Escucha común, discusión común, consulta común, deliberación común: este es el método sinodal. Santo Tomás de Aquino dirá que el Espíritu actúa «en las asambleas»: el diálogo es el camino espiritual para buscar el consenso entre los cristianos.
Pero la sinodalidad es también caminar y no cansarse de retomar el camino.
El fin del Concilio de Nicea no significó el fin de los problemas: la condena de la posición de Arrio no puso fin a la crisis arriana y el arrianismo siguió difundiéndose durante todo el siglo V. El Símbolo de Nicea fue retomado y completado en el Concilio de Constantinopla del año 381; la fecha de la Pascua decidida en Nicea no puso fin a la querella que aún hoy es una cuestión ecuménica abierta.
Es decir, el final de un Concilio es el comienzo de la fase de su recepción. El camino sinodal no termina con la clausura de los trabajos de la asamblea y la redacción de un documento. Incluso las decisiones tomadas se ponen en tela de juicio por los acontecimientos y, mientras tanto, los cambios históricos pueden requerir adaptaciones y correcciones de las mismas.
Además, reunirse y caminar juntos exige la construcción del sujeto plural «nosotros». La formulación del Símbolo de Nicea se abre con la confesión de fe en plural: Creemos.
Dentro de cada Iglesia y entre las Iglesias, siempre hay que pasar del yo al nosotros, y aprender a pensar con la otra Iglesia, no sin ella, ni contra ella, ni por delante de ella, ni por encima de ella, ni antes que ella.
Como Símbolo universal suscrito por todos (o casi todos) los Obispos, el Símbolo niceno de fe es una novedad. Incluso un Símbolo de fe es obra humana, es deudor de un período histórico, de una cultura y de una lengua particulares, está necesariamente fechado.
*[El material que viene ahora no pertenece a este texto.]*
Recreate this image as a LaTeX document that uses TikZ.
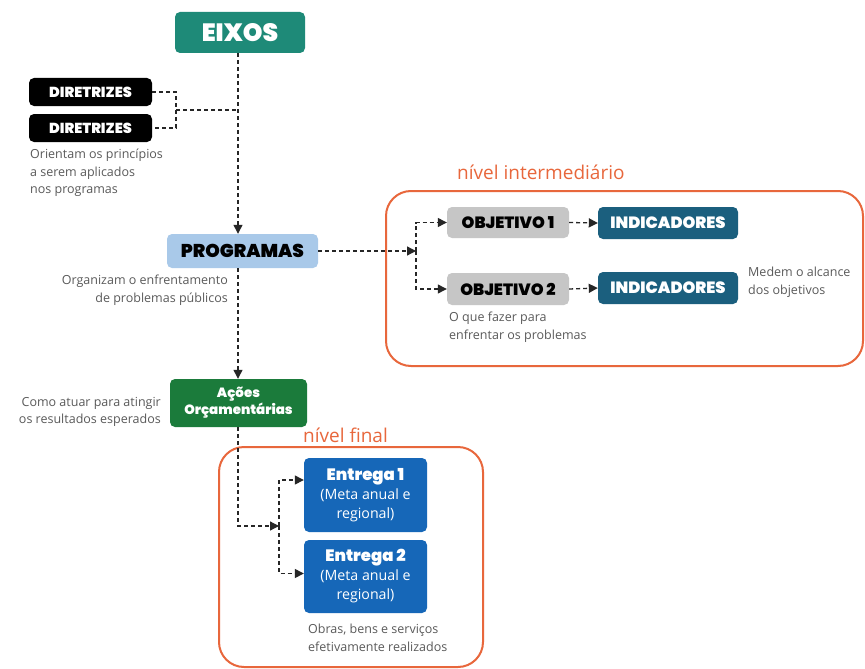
\documentclass[tikz,border=0pt]{standalone}
\usepackage{fontspec}
\setmainfont{Open Sans}
\newfontfamily\hd{Poppins Black}
\usetikzlibrary{arrows.meta,positioning}
\definecolor{cteal}{HTML}{1E8A78}
\definecolor{cprog}{HTML}{A9C9E9}
\definecolor{cobj}{HTML}{C6C6C6}
\definecolor{cind}{HTML}{1B5F7E}
\definecolor{cacao}{HTML}{1B7B3B}
\definecolor{cent}{HTML}{1667B8}
\definecolor{corange}{HTML}{E8673C}
\definecolor{cgray}{HTML}{5A5A5A}
\tikzset{
  boxbase/.style={rounded corners=5pt,inner sep=0pt,align=center,font=\hd},
  dl/.style={draw=black!85,line width=1.3pt,dash pattern=on 4pt off 3pt},
  arr/.style={-{Triangle[width=9pt,length=9pt]}},
  note/.style={text=cgray,font=\fontsize{12.5}{17.5}\selectfont,inner sep=0pt},
  frame/.style={draw=corange,line width=2pt,rounded corners=25pt},
  lvl/.style={text=corange,font=\fontsize{19}{22}\selectfont,inner sep=0pt,anchor=west},
}
\begin{document}
\begin{tikzpicture}[x=1pt,y=-1pt]
\path[use as bounding box,fill=white] (0,0) rectangle (865,669);
\coordinate (spine) at (238,0);
% frames
\draw[frame] (386,191) rectangle (863,366);
\draw[frame] (219,447) rectangle (483,667);
\node[lvl] (lv1) at (457,172) {nível intermediário};
\node[lvl] (lv2) at (303,435) {nível final};
% boxes
\node[boxbase,fill=cteal,text=white,minimum width=130pt,minimum height=41pt,font=\hd\fontsize{25}{26}\selectfont] (eixos) at (240,32.5) {EIXOS};
\node[boxbase,fill=black,text=white,minimum width=123pt,minimum height=28pt,font=\hd\fontsize{14.5}{15}\selectfont] (d1) at (90.5,92) {DIRETRIZES};
\node[boxbase,fill=black,text=white,minimum width=123pt,minimum height=28pt,font=\hd\fontsize{14.5}{15}\selectfont] (d2) at (90.5,128) {DIRETRIZES};
\node[note,anchor=north west,align=left] (t1) at (30,149) {Orientam os princípios\\a serem aplicados\\nos programas};
\node[boxbase,fill=cprog,text=black,minimum width=151pt,minimum height=34pt,font=\hd\fontsize{18.5}{19}\selectfont] (prog) at (242.5,251) {PROGRAMAS};
\node[note,anchor=north east,align=right] (t2) at (228,275) {Organizam o enfrentamento\\de problemas públicos};
\node[boxbase,fill=cobj,text=black,minimum width=122pt,minimum height=31pt,font=\hd\fontsize{16.3}{17}\selectfont] (o1) at (508,222.5) {OBJETIVO 1};
\node[boxbase,fill=cobj,text=black,minimum width=122pt,minimum height=32pt,font=\hd\fontsize{16.3}{17}\selectfont] (o2) at (508,289) {OBJETIVO 2};
\node[boxbase,fill=cind,text=white,minimum width=140pt,minimum height=32pt,font=\hd\fontsize{16.3}{17}\selectfont] (i1) at (668,223) {INDICADORES};
\node[boxbase,fill=cind,text=white,minimum width=140pt,minimum height=32pt,font=\hd\fontsize{16.3}{17}\selectfont] (i2) at (668,288) {INDICADORES};
\node[note,anchor=north west,align=left] (t3) at (748,267) {Medem o alcance\\dos objetivos};
\node[note,anchor=north west,align=left] (t4) at (449,312) {O que fazer para\\enfrentar os problemas};
\node[boxbase,fill=cacao,text=white,minimum width=137pt,minimum height=48pt,font=\hd\fontsize{13.4}{17}\selectfont] (acao) at (238.5,403) {Ações\\Orçamentárias};
\node[note,anchor=north east,align=right] (t5) at (161,397) {Como atuar para atingir\\os resultados esperados};
\node[boxbase,fill=cent,text=white,minimum width=123pt,minimum height=74pt,font=\fontsize{14.2}{19}\selectfont] (e1) at (365.5,495) {{\hd\fontsize{16.5}{19}\selectfont Entrega 1}\\(Meta anual e\\regional)};
\node[boxbase,fill=cent,text=white,minimum width=123pt,minimum height=73pt,font=\fontsize{14.2}{19}\selectfont] (e2) at (365.5,576.5) {{\hd\fontsize{16.5}{19}\selectfont Entrega 2}\\(Meta anual e\\regional)};
\node[note,anchor=north west,align=left] (t6) at (308,624) {Obras, bens e serviços\\efetivamente realizados};
% connectors
\draw[dl,arr] (eixos.south -| spine) -- (prog.north -| spine);
\coordinate (dj) at (176,110);
\draw[dl] (d1.east) -| (dj) |- (d2.east);
\draw[dl] (dj) -- (dj -| spine);
\coordinate (oj) at (416,251);
\draw[dl,arr] (prog.east) -- (oj);
\draw[dl,arr] (oj) |- (o1.west);
\draw[dl,arr] (oj) |- (o2.west);
\draw[dl,arr] (o1.east) -- (i1.west);
\draw[dl,arr] (o2.east) -- (i2.west);
\draw[dl,arr] (prog.south -| spine) -- (acao.north -| spine);
\coordinate (ej) at (279,526);
\draw[dl,arr] (acao.south -| spine) |- (ej);
\draw[dl,arr] (ej) |- ([yshift=15pt]e1.west);
\draw[dl,arr] (ej) |- ([yshift=3pt]e2.west);
\end{tikzpicture}
\end{document}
Y la expresión lingüística del misterio nunca es el misterio mismo: Dios no es su definición lingüística.
En Nicea se resolvió la cuestión planteada por Arrio sobre la naturaleza del Hijo recurriendo al término no bíblico ‘homoousios’ - «de la misma sustancia» -, es decir, con una obra de inculturación.
Y esta tarea de inculturación sigue interpelando hoy a todas las iglesias llamadas a discernir los signos de los tiempos y a anunciar a Jesucristo a los hombres y mujeres del siglo XXI.
Porque el criterio auténtico de la Tradición no está en el pasado, sino en el futuro, es escatológico, es el Reino de Dios hacia el que todas las iglesias están caminando.